I'm taking a break from political writing for a moment as I decompress from the incredible day in the market on Monday. Even though we've seen bigger moves with some frequency in recent months, there was something about Monday which was truly frightening.
I've been trading a little bit of Bear, Stearns (BSC) which was 55 on Thursday, 30 on Friday, and under $5 now, after it agreed to be taken over at $2/share by J.P. Morgan Chase (with their alternative apparently being bankruptcy.)
I don't talk much trading here, but I have to mention how interesting it is (and, in my view a trading opportunity) that April calls in BSC are trading so high. Bear has agreed to the $2 price. It's unlikely that any other buyer could get permission from the Fed to intervene. It's unlikely that there are any interested buyers who have the financial strength to complete the deal. J.P. Morgan apparently got an option on the Bear, Stearns building in Manhattan which they would likely use if somehow the deal fell apart.
In other words, I just don't see how this deal gets broken up or the price gets changed. [Update: The WSJ makes a convincing case that simply the fact of BSC stock trading so far above the deal price may put enough pressure on JP Morgan that they may have to sweeten the deal, so my certainty about the $2 price looks like it may be wrong...]
But still there is so much anger out there from big BSC shareholders that some people seem to think JPM will be forced to pay a little more. And clearly the market thought JPM got a bargain, since the stock was up nearly $4/share on the news. (And traded over $7 for a time on Tuesday.)

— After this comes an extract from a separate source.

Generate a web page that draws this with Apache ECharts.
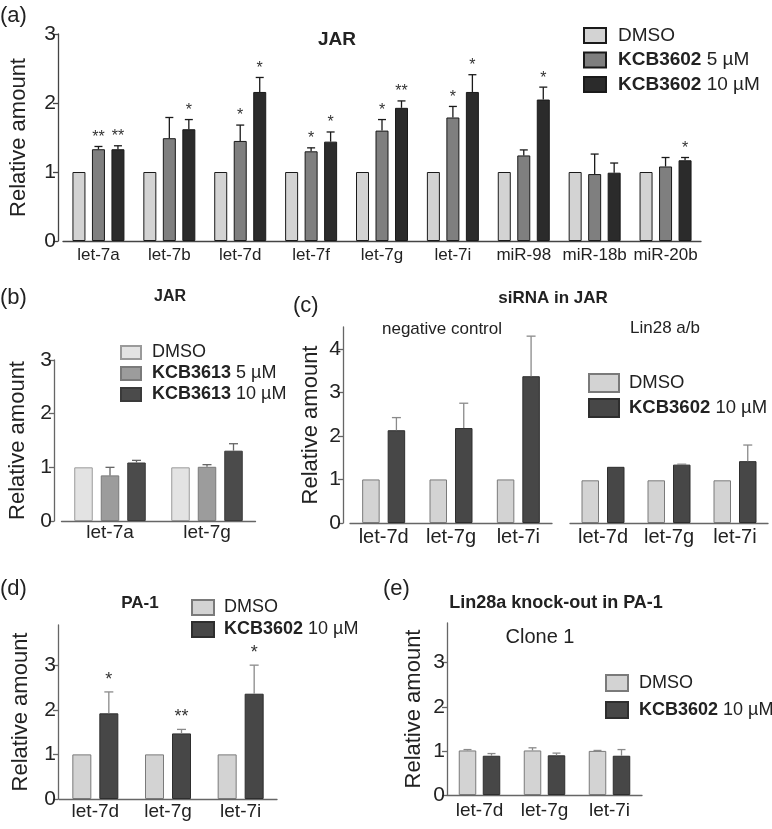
<!DOCTYPE html>
<html><head><meta charset="utf-8">
<script src="https://cdn.jsdelivr.net/npm/echarts@6/dist/echarts.min.js"></script>
<style>html,body{margin:0;padding:0;background:#fff}#c{width:772px;height:829px}</style>
</head><body><div id="c"></div><script>
// ---------- DATA ----------
const catsA = ['let-7a','let-7b','let-7d','let-7f','let-7g','let-7i','miR-98','miR-18b','miR-20b'];
const aDMSO = [1,1,1,1,1,1,1,1,1];
const a5 = [1.33,1.49,1.45,1.30,1.60,1.79,1.24,0.97,1.08];
const a5Err = [0.04,0.30,0.23,0.05,0.16,0.16,0.08,0.29,0.13];
const a5Sig = ['**','','*','*','*','*','','',''];
const a10 = [1.33,1.62,2.16,1.44,1.93,2.16,2.05,0.99,1.17];
const a10Err = [0.05,0.14,0.21,0.14,0.10,0.25,0.18,0.14,0.04];
const a10Sig = ['**','*','*','*','**','*','*','','*'];

const catsB = ['let-7a','let-7g'];
const bDMSO = [1,1];
const b5 = [0.85,1.01];
const b5Err = [0.15,0.04];
const b10 = [1.09,1.31];
const b10Err = [0.04,0.13];

const catsC = ['let-7d','let-7g','let-7i'];
const cNegDMSO = [1,1,1];
const cNegKCB = [2.13,2.18,3.37];
const cNegErr = [0.29,0.57,0.92];
const cLinDMSO = [0.98,0.98,0.98];
const cLinKCB = [1.29,1.34,1.42];
const cLinErr = [0,0.01,0.37];

const catsD = ['let-7d','let-7g','let-7i'];
const dDMSO = [1,1,1];
const dKCB = [1.92,1.47,2.36];
const dErr = [0.48,0.09,0.64];
const dSig = ['*','**','*'];

const catsE = ['let-7d','let-7g','let-7i'];
const eDMSO = [1.01,1.01,1.00];
const eDMSOErr = [0.02,0.06,0.01];
const eKCB = [0.89,0.90,0.89];
const eKCBErr = [0.05,0.05,0.14];

const yTicks3 = [0,1,2,3];
const yTicks4 = [0,1,2,3,4];

// ---------- STYLE / LAYOUT ----------
const FONT = "'Liberation Sans', Arial, Helvetica, sans-serif";
const TXT = '#222';
const grids = [
  {left:60, top:34, width:641, height:207},
  {left:61.5, top:360, width:194, height:161},
  {left:350, top:327, width:202, height:196},
  {left:570, top:327, width:198, height:196},
  {left:59, top:625, width:218, height:174},
  {left:447, top:623, width:195, height:172}
];
const axisCol = ['#444','#666','#666','#666','#666','#666'];
const xFont = [17,19,20,20,19,19];
const xMargin = [6,2,4,4,3,6];
const xCats = [catsA,catsB,catsC,catsC,catsD,catsE];
const yMax = [3,3,4.5,4.5,3.9,3.9];
const yOff = [5,7.5,7,0,1,0];
const yNameGap = [28,25,21,0,26,22];
const yCustom = [yTicks3,yTicks3,yTicks4,yTicks4,yTicks3,yTicks3];

const xAxes = grids.map((g,i)=>({
  type:'category', gridIndex:i, data:xCats[i],
  axisLine:{lineStyle:{color:axisCol[i], width:1.3}},
  axisTick:{alignWithLabel:true, length:5, lineStyle:{color:axisCol[i], width:1.3}},
  axisLabel:{fontSize:xFont[i], color:TXT, margin:xMargin[i], fontFamily:FONT, interval:0}
}));
const yAxes = grids.map((g,i)=>({
  type:'value', gridIndex:i, min:0, max:yMax[i], interval:1, offset:yOff[i],
  show: i!==3,
  axisLine:{show:true, lineStyle:{color:axisCol[i], width:1.3}},
  axisTick:{show:true, length:5, lineStyle:{color:axisCol[i], width:1.3}, customValues:yCustom[i]},
  splitLine:{show:false},
  axisLabel:{fontSize:21, color:TXT, margin:2, fontFamily:FONT, customValues:yCustom[i]},
  name:'Relative amount', nameLocation:'middle', nameGap:yNameGap[i],
  nameTextStyle:{fontSize:22, color:TXT, fontFamily:FONT}
}));

function bar(name, gi, data, color, border, bw, gap){
  return {type:'bar', name, xAxisIndex:gi, yAxisIndex:gi, data, barWidth:bw,
    barGap:(gap/bw*100)+'%', silent:true,
    itemStyle:{color, borderColor:border, borderWidth:1}};
}
function errSeries(gi, vals, errs, sigs, idx, n, bw, gap, color, cap, starSize, starOff){
  return {type:'custom', xAxisIndex:gi, yAxisIndex:gi, silent:true, z:5,
    data: vals.map((v,i)=>[i, v, errs ? errs[i] : 0]),
    renderItem(params, api){
      const i=api.value(0), v=api.value(1), e=api.value(2);
      const p0=api.coord([i,v]), p1=api.coord([i,v+e]);
      const x = p0[0] + (idx-(n-1)/2)*(bw+gap);
      const ch=[];
      if(e>0){
        ch.push({type:'line', shape:{x1:x,y1:p0[1],x2:x,y2:p1[1]}, style:{stroke:color,lineWidth:1.3}});
        ch.push({type:'line', shape:{x1:x-cap/2,y1:p1[1],x2:x+cap/2,y2:p1[1]}, style:{stroke:color,lineWidth:1.3}});
      }
      const s = sigs ? sigs[params.dataIndex] : '';
      if(s) ch.push({type:'text', x:x, y:p1[1]-starOff,
        style:{text:s, fill:'#333', font:starSize+'px '+FONT, align:'center', verticalAlign:'bottom'}});
      return {type:'group', children:ch};
    }};
}

const A = {D:'#d3d3d3', M:'#7f7f7f', H:'#2b2b2b', B:'#1a1a1a'};
const Bc = {D:'#e3e3e3', DB:'#9a9a9a', M:'#9c9c9c', MB:'#7a7a7a', H:'#4b4b4b', HB:'#3a3a3a'};
const C = {D:'#d3d3d3', DB:'#7a7a7a', K:'#474747', KB:'#2e2e2e'};

const series = [
  bar('aD',0,aDMSO,A.D,A.B,13,6.5),
  bar('a5',0,a5,A.M,A.B,13,6.5),
  bar('a10',0,a10,A.H,A.B,13,6.5),
  errSeries(0,a5,a5Err,a5Sig,1,3,13,6.5,'#1a1a1a',8,16,1),
  errSeries(0,a10,a10Err,a10Sig,2,3,13,6.5,'#1a1a1a',8,16,1),

  bar('bD',1,bDMSO,Bc.D,Bc.DB,18.5,8),
  bar('b5',1,b5,Bc.M,Bc.MB,18.5,8),
  bar('b10',1,b10,Bc.H,Bc.HB,18.5,8),
  errSeries(1,b5,b5Err,null,1,3,18.5,8,'#666',9,14,2),
  errSeries(1,b10,b10Err,null,2,3,18.5,8,'#666',9,14,2),

  bar('cD',2,cNegDMSO,C.D,C.DB,17.5,8),
  bar('cK',2,cNegKCB,C.K,C.KB,17.5,8),
  errSeries(2,cNegKCB,cNegErr,null,1,2,17.5,8,'#8a8a8a',9,14,2),
  bar('cD2',3,cLinDMSO,C.D,C.DB,17.5,8),
  bar('cK2',3,cLinKCB,C.K,C.KB,17.5,8),
  errSeries(3,cLinKCB,cLinErr,null,1,2,17.5,8,'#8a8a8a',9,14,2),

  bar('dD',4,dDMSO,C.D,C.DB,19,8),
  bar('dK',4,dKCB,C.K,C.KB,19,8),
  errSeries(4,dKCB,dErr,dSig,1,2,19,8,'#8a8a8a',9,18,3),

  bar('eD',5,eDMSO,C.D,C.DB,17.5,6.5),
  bar('eK',5,eKCB,C.K,C.KB,17.5,6.5),
  errSeries(5,eDMSO,eDMSOErr,null,0,2,17.5,6.5,'#8a8a8a',8,14,2),
  errSeries(5,eKCB,eKCBErr,null,1,2,17.5,6.5,'#8a8a8a',8,14,2)
];

const LBL = {
  aD:'DMSO', a5:'{b|KCB3602} 5 µM', a10:'{b|KCB3602} 10 µM',
  bD:'DMSO', b5:'{b|KCB3613} 5 µM', b10:'{b|KCB3613} 10 µM',
  cD:'DMSO', cK:'{b|KCB3602} 10 µM',
  dD:'DMSO', dK:'{b|KCB3602} 10 µM',
  eD:'DMSO', eK:'{b|KCB3602} 10 µM'
};
function legend(names, left, top, fs, lh, gap, iw, ih, pad){
  return {data:names, left, top, orient:'vertical', selectedMode:false,
    itemWidth:iw, itemHeight:ih, itemGap:gap, icon:'rect',
    formatter:n=>LBL[n],
    textStyle:{fontSize:fs, color:TXT, fontFamily:FONT, lineHeight:lh, padding:[0,0,0,pad],
      rich:{b:{fontWeight:'bold', fontSize:fs, color:TXT, fontFamily:FONT, lineHeight:lh}}}};
}
const legends = [
  legend(['aD','a5','a10'], 578, 19.5, 19, 22, 2.5, 22, 15, 7),
  legend(['bD','b5','b10'], 115, 338, 18, 19, 2, 20, 13, 6),
  legend(['cD','cK'], 583, 367, 18.5, 22, 3, 30, 18, 5),
  legend(['dD','dK'], 186, 592.5, 18, 20, 2, 22, 15, 5),
  legend(['eD','eK'], 600, 667, 18, 22, 5, 22, 16, 6)
];

function txt(text, x, y, size, bold, align){
  return {type:'text', x, y, silent:true,
    style:{text, fill:TXT, font:(bold?'bold ':'')+size+'px '+FONT, align:align||'center', verticalAlign:'middle'}};
}
const graphics = [
  txt('(a)',0,16,22,false,'left'),
  txt('JAR',337,40,19,true),
  txt('(b)',0,298,22,false,'left'),
  txt('JAR',170,297,16,true),
  txt('(c)',293,306,22,false,'left'),
  txt('siRNA in JAR',553,298,17,true),
  txt('negative control',442,329,17,false),
  txt('Lin28 a/b',665,328,17,false),
  txt('(d)',0,589,22,false,'left'),
  txt('PA-1',140,603,17,true),
  txt('(e)',383,589,22,false,'left'),
  txt('Lin28a knock-out in PA-1',556,603,18,true),
  txt('Clone 1',540,637,20,false)
];

const chart = echarts.init(document.getElementById('c'), null, {renderer:'canvas'});
chart.setOption({
  animation:false,
  backgroundColor:'#fff',
  textStyle:{fontFamily:FONT},
  grid:grids,
  xAxis:xAxes,
  yAxis:yAxes,
  legend:legends,
  series,
  graphic:graphics
});
</script></body></html>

But JPM has all the leverage (pun intended), and as BSC employees leave in droves over coming days, the enterprise value of Bear, Stearns will drop rapidly, especially in the trading area.
So I think BSC calls are a sale, especially on strikes over $15...I just don't see that high a price happening. [Note: I mean particularly in first and second-month options.]
I am not telling any of you what to trade...and if you trade anything based on any of this I accept no responsibility! I am already short BSC calls.
Trading opportunities like this are rare, but not as rare as they used to be in this time of tremendous market turmoil, especially in financial and commodity stocks.
And, it "bears" mentioning: What a sad story this is. So many BSC employees had taken a lot of salary in stock...money they were counting on for their retirements, their kids' colleges, etc. And unlike the perception of many who aren't in the financial industry, the vast majority of employees in investment banks are not hotshot traders who make millions of dollars a year. Most are just people with jobs, some good jobs, some not so great jobs, just like any other company. The difference is that investment banks tend to have more employees owning stock, and in larger quantities as a share of their total income or net worth, than in other businesses. And there is often a political stigma against selling the stock. These people are stuck...and financially ruined...much like people in Enron. This story is sadder than Enron, in my opinion, because there is no obvious fraud here. It was simply a run on a bank that hadn't prepared properly and had no choice but to sell out to the only available buyer at the only available price.
I hope this doesn't happen to any other of the large firms. There is absolutely nothing good about this story except for the few people who are shareholders of JPM. And, once again, Jamie Dimon has proven that he is the greatest banker in the world. He deserves true congratulations for getting this done, but I wish he had never had the opportunity.
In response to Bob's comment from yesterday about this being a "back-room" deal, and his question about the plunge in the stock price.
In a sense, Bob, the latter disproves the former in the sense of any sort of sweetheart deal for Bear shareholders.
Bear is being (ruthlessly) punished for management which remained over-leveraged in an environment which was taking no prisoners when it came to deleveraging.
As far as JP Morgan shareholders, they are being rewarded for some of the only management on Wall Street which basically avoided the mortgage and credit/leverage disaster we're going through right now.
One can argue that JPM got a good deal at $2/share for BSC, but there's a strong case to be made that the stock should be worthless. Furthermore, without JPM buying Bear, Bear wouldn't have been able to open its doors today, which would have lead to a massive collapse in financial markets and the banking system.
To the extent that it was a back-room deal, it's because you only need one room when there is only one possible buyer for a company that has no choice but to sell.
I suggest you read John Mauldin's piece on this subject:
http://www.investorsinsight.com/otb_va.aspx?EditionID=667
This is absolutely not an example of an economy being managed by a central authority. The Fed jumped in with some guarantees in order to facilitate the orderly takeover of Bear, Stearns rather than watch it collapse and take much of the American financial system down with it.